DAP secretary-general Lim Guan Eng (picture) accused the mainstream media of misreporting the incident, saying the non-Muslims were fined not for khalwat but for indecent behaviour, but still urged PAS to resolve the issue quickly to show neither the party nor the Kelantan
government is corrupt.
“If the Kelantan PAS government fails to act against errant municipal council saboteurs who issue summonses against non-Muslim couples for indecent behaviour, this will adversely undermine PR’s message of respect for freedom of religion and damage existing co-operation within PR,” he said in a statement today.
“Clearly the municipal officers were abusing their powers and urgent action is required to clear the good name of the Kelantan state government of being clean and free from corruption as well as allay concerns that non-Muslim rights are not respected by forcible imposition of Islamic laws,” he added.
The Penang chief minister urged for action by the Kelantan PAS government to prevent the jeopardising of the “mutual trust and strong ties” within PR, saying that he has spoken to PAS secretary-general Datuk Mustafa Ali about the matter.
Lim also said that his DAP colleague, Bukit Bendera MP Liew Chin Tong, would speak with PAS leaders to get an “immediate resolution” on issues related to allegations that non-Muslims were being subjected to Islamic laws.

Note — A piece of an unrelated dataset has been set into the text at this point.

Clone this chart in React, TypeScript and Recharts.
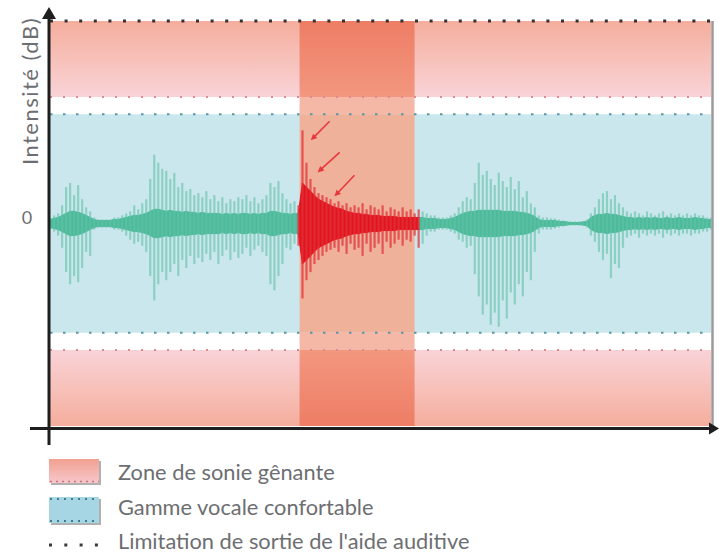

Recently, non-Muslim hairdressers in Kelantan were reported to have also been slapped with fines for having customers of the opposite gender, breaching a local council by-law that bars women hairstylists from working on men and vice versa — sparking a storm over the position of Islamic laws.
Malaysia practises a dual-track court system but syariah laws can only be enforced on Muslims; non-Muslims are exempt.
As the 13th general election draws near, the ruling Barisan Nasional (BN) coalition has increasingly tried to scare non-Muslim voters from voting for PR by saying that PAS would implement the Islamic penal code, hudud, and create an Islamic state.